立足本土的文化立場來總結非虛構詩學的“中國經驗”,需要從歷史的和邏輯的向度有序展開,從不同路徑考察非虛構文學與文化元素,從整體上構建中國非虛構詩學話語體系。
中國文學有古老的非虛構傳統,自先秦以來大量非虛構作品被納入文學范疇,蘊含著獨具民族特色的文學觀念,直至清末民初受西方“文學即虛構”純文學觀念影響才出現斷裂。20世紀后半葉,非虛構寫作在歐美興起之后發展迅猛,而在中國,自新時期以來,報告文學、傳記文學、日記體、回憶錄、新現實主義小說、歷史小說等非虛構文學異軍突起,特別是經《人民文學》《收獲》《十月》《當代》等文學期刊大力倡導,非虛構寫作作為文壇亮麗的風景,受到文學批評和理論研究界高度關注。
凸顯問題意識 辨析文化語境
所謂中國非虛構詩學,僅從字面上來理解,認為與西方虛構文學相對,把中國文學看作是不虛構的、無虛構的,這些簡單的做法將會使其價值意義迷失。隻有深深植根於中華民族文化的土壤,才能構建博大精深的中國非虛構詩學話語體系。

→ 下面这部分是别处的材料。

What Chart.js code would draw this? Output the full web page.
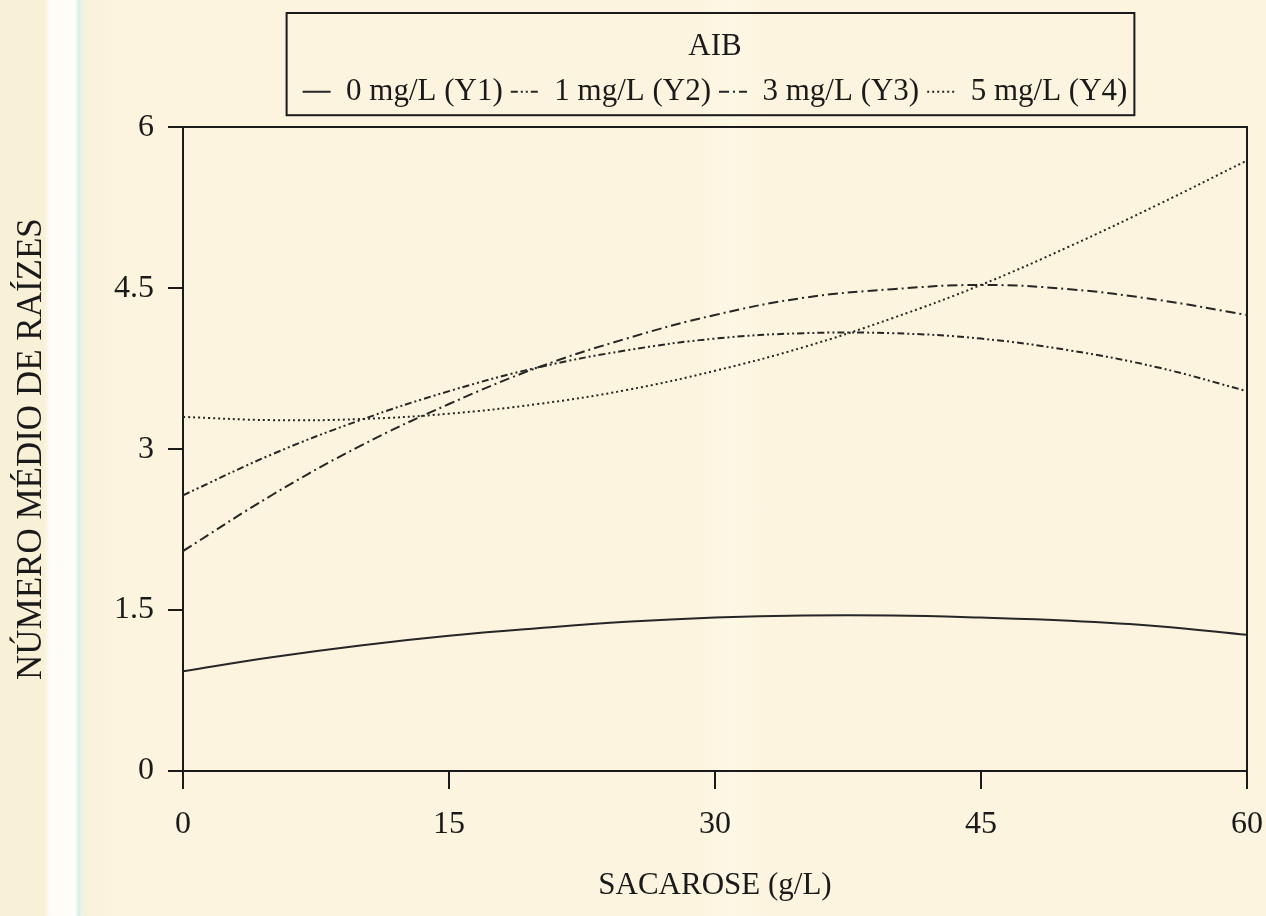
<!DOCTYPE html>
<html>
<head>
<meta charset="utf-8">
<script src="https://cdn.jsdelivr.net/npm/chart.js@4.4.1/dist/chart.umd.min.js"></script>
<style>
  html, body { margin: 0; padding: 0; }
  body {
    width: 1266px;
    height: 916px;
    overflow: hidden;
    background: linear-gradient(to right,
      #f9f0d8 0px, #f9f0d8 44px, #fdfcf6 50px, #fefefa 75px,
      #d3efe9 79px, #e9f3e6 81px, #f9f1da 86px, #fcf4de 120px,
      #fcf4de 700px, #fdf7e5 730px, #fcf4de 770px, #fcf4de 100%);
  }
  #wrap { position: relative; width: 1266px; height: 916px; }
</style>
</head>
<body>
<div id="wrap"><canvas id="chart"></canvas></div>
<script>
// sacarose (g/L) and the four fitted curves
const sacarose = [0, 5, 10, 15, 20, 25, 30, 35, 40, 45, 50, 55, 60]
const y1 = [0.93, 1.06, 1.17, 1.26, 1.33, 1.39, 1.43, 1.45, 1.45, 1.43, 1.40, 1.35, 1.27]
const y2 = [2.57, 2.95, 3.27, 3.54, 3.76, 3.92, 4.03, 4.08, 4.08, 4.03, 3.92, 3.76, 3.54]
const y3 = [2.05, 2.57, 3.03, 3.42, 3.76, 4.03, 4.25, 4.41, 4.49, 4.53, 4.49, 4.39, 4.25]
const y4 = [3.30, 3.27, 3.28, 3.33, 3.42, 3.55, 3.73, 3.95, 4.22, 4.53, 4.89, 5.28, 5.69]

const seriesLabels = ["0 mg/L (Y1)", "1 mg/L (Y2)", "3 mg/L (Y3)", "5 mg/L (Y4)"]
const xTicks = [0, 15, 30, 45, 60]
const yTicks = [0, 1.5, 3, 4.5, 6]

const serif = "'Liberation Serif', 'Times New Roman', serif"
const ink = "#1a1a1a"
const lineInk = "#262626"

const toPoints = (arr) => sacarose.map((x, i) => ({ x, y: arr[i] }))

// Chart.js legends have no border, so draw the frame around the legend items
const legendFrame = {
    id: "legendFrame",
    afterDraw(chart) {
        const lg = chart.legend
        if (!lg || !lg.legendHitBoxes || !lg.legendHitBoxes.length) return
        const boxes = lg.legendHitBoxes
        const last = boxes[boxes.length - 1]
        const left = boxes[0].left - 16
        const right = last.left + last.width + 7
        const ctx = chart.ctx
        ctx.save()
        ctx.strokeStyle = ink
        ctx.lineWidth = 2
        ctx.strokeRect(left, lg.top, right - left, lg.bottom - lg.top - 2)
        ctx.restore()
    },
}

const makeSet = (i, data, dash) => ({
    label: seriesLabels[i],
    data: toPoints(data),
    borderColor: lineInk,
    backgroundColor: "transparent",
    borderWidth: 2,
    borderDash: dash,
})

new Chart(document.getElementById("chart"), {
    type: "line",
    data: {
        datasets: [
            makeSet(0, y1, []),
            makeSet(1, y2, [7, 3, 2, 3, 2, 3]),
            makeSet(2, y3, [10, 4, 2, 4]),
            makeSet(3, y4, [2, 3]),
        ],
    },
    plugins: [legendFrame],
    options: {
        responsive: true,
        maintainAspectRatio: false,
        animation: false,
        layout: { padding: { top: 13, left: 0, right: 0, bottom: 0 } },
        elements: {
            point: { radius: 0 },
            line: { tension: 0.4 },
        },
        plugins: {
            tooltip: { enabled: false },
            legend: {
                fullSize: false,
                labels: {
                    font: { family: serif, size: 31 },
                    color: ink,
                    usePointStyle: true,
                    pointStyle: "line",
                    pointStyleWidth: 28,
                    boxHeight: 10,
                    padding: 8,
                    // point-style items lose the dataset dash, put it back
                    generateLabels: (chart) => {
                        const items = Chart.defaults.plugins.legend.labels.generateLabels(chart)
                        items.forEach((item) => {
                            const ds = chart.data.datasets[item.datasetIndex]
                            item.lineDash = ds.borderDash
                            item.lineWidth = 2
                            item.strokeStyle = ds.borderColor
                        })
                        return items
                    },
                },
                title: {
                    display: true,
                    text: "AIB",
                    color: ink,
                    font: { family: serif, size: 31 },
                    padding: { top: 18, bottom: 0 },
                },
            },
        },
        scales: {
            x: {
                type: "linear",
                position: "bottom",
                min: 0,
                max: 60,
                afterBuildTicks: (s) => {
                    s.ticks = xTicks.map((v) => ({ value: v }))
                },
                afterFit: (s) => {
                    s.height = 145
                },
                grid: { drawOnChartArea: false, tickLength: 18, color: ink, lineWidth: 2 },
                border: { color: ink, width: 2 },
                ticks: {
                    font: { family: serif, size: 32, lineHeight: 2.1 },
                    color: ink,
                    padding: 2,
                    callback: (v) => String(v),
                },
                title: {
                    display: true,
                    text: "SACAROSE (g/L)",
                    color: ink,
                    font: { family: serif, size: 31 },
                    padding: { top: 0, bottom: 12 },
                },
            },
            xTop: {
                type: "linear",
                position: "top",
                min: 0,
                max: 60,
                afterFit: (s) => {
                    s.height = 10
                },
                grid: { display: false },
                ticks: { display: false },
                border: { color: ink, width: 2 },
            },
            y: {
                type: "linear",
                position: "left",
                min: 0,
                max: 6,
                afterBuildTicks: (s) => {
                    s.ticks = yTicks.map((v) => ({ value: v }))
                },
                afterFit: (s) => {
                    s.width = 183
                },
                grid: { drawOnChartArea: false, tickLength: 15, color: ink, lineWidth: 2 },
                border: { color: ink, width: 2 },
                ticks: {
                    font: { family: serif, size: 32 },
                    color: ink,
                    padding: 14,
                    callback: (v) => String(v),
                },
                title: {
                    display: true,
                    text: "NÚMERO MÉDIO DE RAÍZES",
                    color: ink,
                    font: { family: serif, size: 35 },
                    padding: { top: 11, bottom: 0 },
                },
            },
            yRight: {
                type: "linear",
                position: "right",
                min: 0,
                max: 6,
                afterFit: (s) => {
                    s.width = 19
                },
                grid: { display: false },
                ticks: { display: false },
                border: { color: ink, width: 2 },
            },
        },
    },
})
</script>
</body>
</html>
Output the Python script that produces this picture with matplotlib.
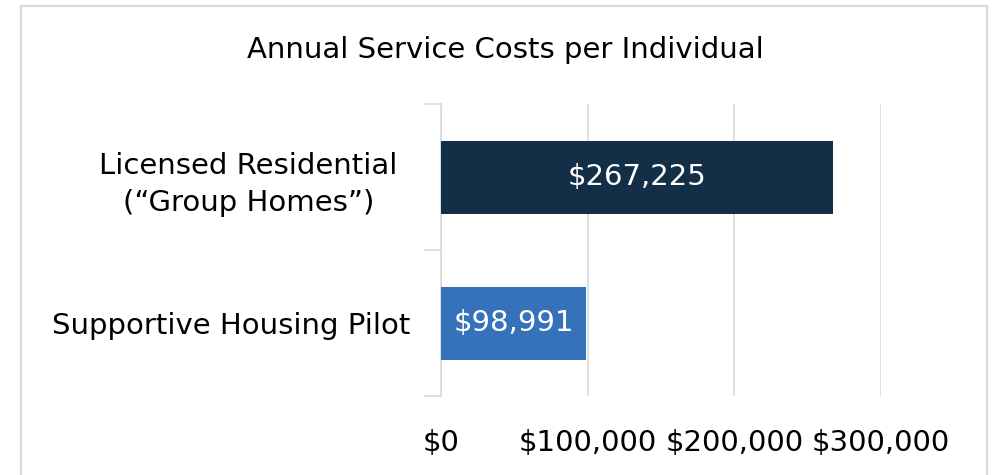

中國非虛構詩學之所以會受到關注,是因為現代以來的純文學觀念受到了嚴峻的挑戰。在西方,將虛構看作是文學藝術的內在規定性由來已久。古希臘時期,柏拉圖、亞裡士多德提出的摹仿說就可以看作是虛構的同義語。1800年史達爾夫人率先將虛構和想象看作是文學的標志,從而將文學與法律、習俗等區別開來,賦予文學以現代意義。后起的俄國形式主義、英美新批評、法國結構主義等作了進一步的闡述,虛構被看作是文學的核心性質。這一文學觀念在世界范圍內產生了廣泛的影響,建構起理解文學最基本的認識框架。然而,20世紀中期以來,純文學的創作與研究日漸式微,德裡達、米勒等學者提出的“文學終結論”對文學提出了嚴峻的挑戰,虛構論呈現出“無可奈何花落去”的頹勢。
基於上述語境,中國的非虛構詩學研究通過煥發出中國文論的生機和活力,力圖開啟一種迥異於“文學即虛構”文學觀念的思考。本著這樣的問題意識,中國非虛構詩學研究迫切需要中國學者自覺地與西方學界展開對話,以形成全球化時代文學理論研究的學術增長點。
海外漢學家關於中國非虛構詩學的研究,主要是立足中西哲學觀念、思維方式、語言形式的比較。其基本的觀點是,中國文人不認同基督教文明中與物質相異的精神實體,缺乏西方式的邏輯思維和抽象觀念,因此,中國文學缺乏虛構性而呈現出非虛構的特點。他們站在西方文化立場,從二元對立出發進行理論推演,其目的是為西方陷入困境的“文學即虛構”文論尋求出路。但這種研究由於忽略了中國文學與文化的復雜生態環境,其成果不可避免地存在諸多不實之處。
比如,海外漢學家將中國詩歌、小說和戲劇均定位為非虛構,直接導致了中國非虛構詩學理論與文學事實相抵牾。如用非虛構來闡釋屈原、李白等人的詩作以及《西游記》《紅樓夢》等小說,就很難自圓其說。因此,如果僅在純文學范疇內部來研究非虛構詩學,忽略中國大量豐富的非虛構文學現象和學術資源(比如《文心雕龍》中列舉的35種文類大部分都不屬於純文學的范疇,但是都符合中國文論中文學的基本特點),缺少源頭活水,將會造成非虛構理論的枯竭。
還有不少中國學者借用西方敘事學、元小說理論來闡述中國非虛構詩學,印証中國史傳文學的非虛構特征。這些從他者眼光來觀照本土文學的方法在一定程度上拓寬了現有研究的視野。但必須要注意的是,西方文論從虛構向非虛構的轉型,只是符合從現代向后現代轉換的文化邏輯。將中國非虛構詩學與之混在一起,佐証或參照中國非虛構詩學體系的建構,難以形成有機的統一體。